La seconda scena è un video girato dopo l’attacco contro l’ospedale, in cui pazienti, personale e famiglie vengono costretti a evacuare la struttura in fila tra due file di blindati israeliani. Gli uomini indossano solo le mutande e tengono le braccia alzate, diretti verso un destino sconosciuto. Israele ha arrestato 240 persone all’interno dell’ospedale.

Queste immagini sconvolgenti raccontano perfettamente la guerra israeliana a Gaza che va avanti da 14 mesi, come rappresaglia per l’attacco del 7 ottobre da parte di Hamas nel sud di Israele. Una guerra che non rallenta nonostante gli oltre 45mila morti, secondo le cifre comunicate delle autorità sanitarie palestinesi. La settimana scorsa i nuovi negoziati per la liberazione degli ostaggi e la definizione di un cessate il fuoco sono falliti per l’ennesima volta.

Israele sostiene che gli ospedali (nel giro di 48 ore ne sono stati attaccati tre) siano centri di comando di Hamas.

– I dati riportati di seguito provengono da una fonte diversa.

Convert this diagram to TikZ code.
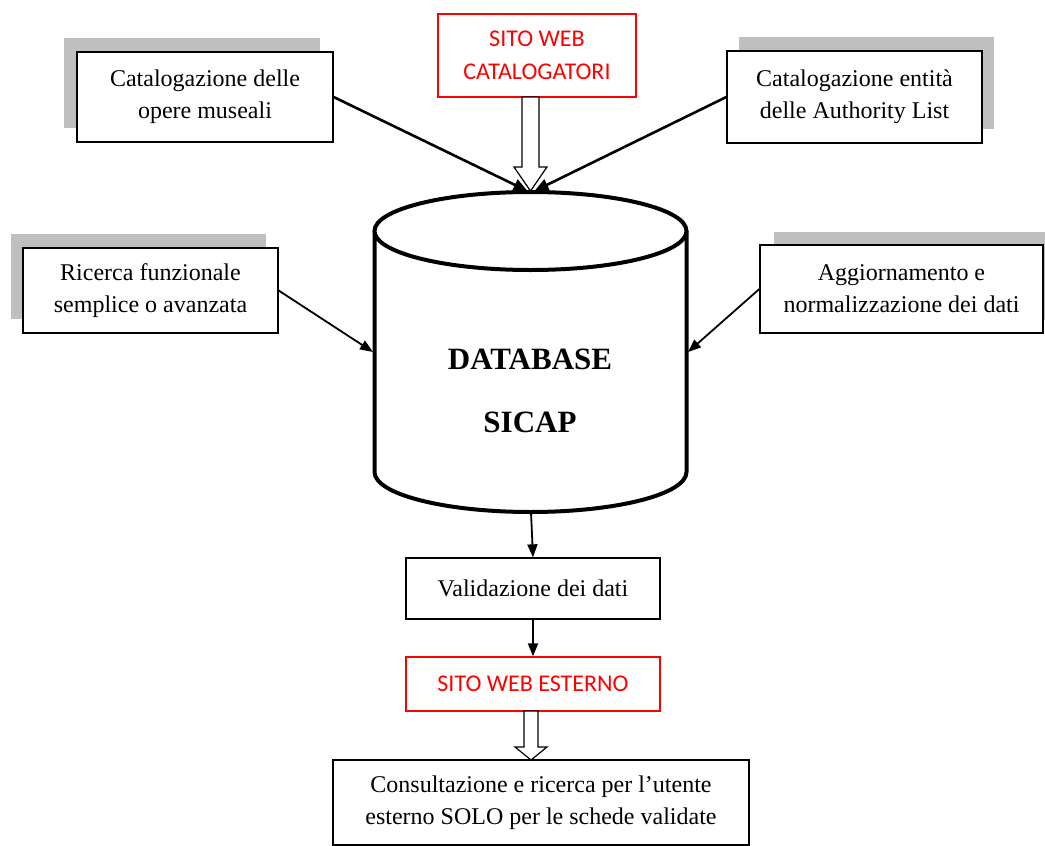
\documentclass[tikz,border=0pt]{standalone}
\usepackage{fontspec}
\setmainfont{Liberation Serif}
\newfontfamily\redfont{Carlito}
\usetikzlibrary{arrows.meta,calc}
\begin{document}
\begin{tikzpicture}[x=1pt,y=-1pt,
  box/.style={draw=black, line width=1.3pt, fill=white, inner sep=0pt, align=center, font=\fontsize{24}{32}\selectfont},
  shadowbox/.style={fill=black!25, draw=none},
  redbox/.style={draw=red, line width=1.3pt, fill=white, inner sep=0pt, align=center, text=red, font=\redfont\fontsize{24}{33}\selectfont},
  arr/.style={-{Triangle[length=14pt,width=12pt]}, line width=2.6pt},
  sarr/.style={-{Triangle[length=13pt,width=10pt]}, line width=1.8pt},
  hollow/.style={draw=black, line width=1.2pt, fill=white, line join=miter},
  cyl/.style={draw=black, line width=4pt, fill=white}
]
\path[use as bounding box] (0,0) rectangle (1045,846);
\clip (0,0) rectangle (1045,846);

% shadows
\fill[shadowbox] (64,38) rectangle (320,128);
\fill[shadowbox] (739,37) rectangle (994,129);
\fill[shadowbox] (11,234) rectangle (266,319);
\fill[shadowbox] (774,232) rectangle (1060,320);

% boxes
\node[box, minimum width=256pt, minimum height=90pt] (cat) at (205,97) {Catalogazione delle\\opere museali};
\node[box, minimum width=255pt, minimum height=92pt] (auth) at (854.5,97) {Catalogazione entità\\delle Authority List};
\node[box, minimum width=255pt, minimum height=85pt] (ric) at (150.5,290.5) {Ricerca funzionale\\semplice o avanzata};
\node[box, minimum width=283pt, minimum height=88pt] (agg) at (901.5,289) {Aggiornamento e\\normalizzazione dei dati};
\node[redbox, minimum width=198pt, minimum height=83pt] (web1) at (537,55.5) {SITO WEB\\CATALOGATORI};
\node[box, minimum width=254pt, minimum height=61pt] (val) at (533,588.5) {Validazione dei dati};
\node[redbox, minimum width=254pt, minimum height=54pt] (web2) at (533,684) {SITO WEB ESTERNO};
\node[box, minimum width=416pt, minimum height=85pt] (cons) at (541,802.5) {Consultazione e ricerca per l’utente\\esterno SOLO per le schede validate};

% cylinder
\draw[cyl] (374.5,231) -- (374.5,472) arc[start angle=180, end angle=360, x radius=156pt, y radius=40pt] -- (686.5,231);
\draw[cyl] (530.5,231) ellipse[x radius=156pt, y radius=39pt];
\node[align=center, font=\bfseries\fontsize{31}{63}\selectfont] (db) at (530,391) {DATABASE\\SICAP};

\coordinate (dbtop) at (530.5,191);
\coordinate (dbleft) at (373,352);
\coordinate (dbright) at (688,352);
\coordinate (dbbot) at (531,512);
\coordinate (h1) at (530.5,97);
\coordinate (h2) at (531,711);
\coordinate (h2tip) at (531,760);

% hollow arrows
\draw[hollow] ($(h1)+(-8.5,0)$) -- ($(h1)+(8.5,0)$) -- ($(h1)+(8.5,70)$) -- ($(h1)+(16.5,70)$) -- (dbtop)
  -- ($(h1)+(-16.5,70)$) -- ($(h1)+(-8.5,70)$) -- cycle;
\draw[hollow] ($(h2)+(-7,0)$) -- ($(h2)+(7,0)$) -- ($(h2)+(7,36)$) -- ($(h2)+(16,36)$) -- (h2tip)
  -- ($(h2)+(-16,36)$) -- ($(h2)+(-7,36)$) -- cycle;

% arrows
\draw[arr] (cat.east) -- ($(dbtop)+(-3,0)$);
\draw[arr] (auth.west) -- ($(dbtop)+(4,0)$);
\draw[sarr] (ric.east) -- (dbleft);
\draw[sarr] (agg.west) -- (dbright);
\draw[sarr] (dbbot) -- (val.north);
\draw[sarr] (val.south) -- (web2.north);
\end{tikzpicture}
\end{document}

In questi casi il diritto internazionale consente di attaccare gli edifici, solitamente protetti, ma il problema è che l’esercito israeliano non ha mai fornito le prove di queste accuse: i pochi video che mostrano alcune armi da fuoco sono chiaramente insufficienti. Gaza, intanto, resta ancora inaccessibile alla stampa, un fatto che rende impossibile qualsiasi conferma indipendente.

La reazione dell’Organizzazione mondiale della sanità è stata categorica: l’agenzia delle Nazioni Unite ha condannato lo “smantellamento sistematico del sistema sanitario di Gaza, che costituisce una condanna a morte per decine di migliaia di palestinesi che hanno bisogno di cure”, chiedendo la fine “di questo orrore”.

A questo punto viene da chiedersi quale sia l’obiettivo della guerra di Israele e il motivo per cui l’offensiva vada avanti nonostante il capo di Hamas Yahya Sinwar sia stato ucciso e Gaza sia ridotta a un tappeto di rovine.

Sappiamo che lo stato ebraico vuole mantenere una presenza militare per diversi anni, restando al controllo dell’area al confine con l’Egitto, ma evidentemente questo non costituisce un piano per il “dopo”, quando finalmente si deporranno le armi. Chi amministrerà Gaza? Chi ricostruirà i centri abitati? Qual è la visione a lungo termine? Sono domande che restano senza risposta.

Il primo ministro israeliano Benjamin Netanyahu si mantiene volontariamente vago, anche perché l’estrema destra che fa parte della sua coalizione vorrebbe ricolonizzare Gaza mentre gli alleati statunitensi si oppongono, almeno fino al 20 gennaio, quando Donald Trump arriverà alla Casa bianca.

Cosa accadrà dopo? Tutto lascia pensare che Netanyahu stia approfittando di queste ultime settimane, in cui ha mano libera per completare la distruzione della Striscia di Gaza. Nessuno, in Europa o negli Stati Uniti, ha reagito alle scene apocalittiche dell’ospedale Kamal Adwan.

Il primo ministro israeliano rivaluterà la propria politica dopo il 20 gennaio, con un amico alla guida degli Stati Uniti.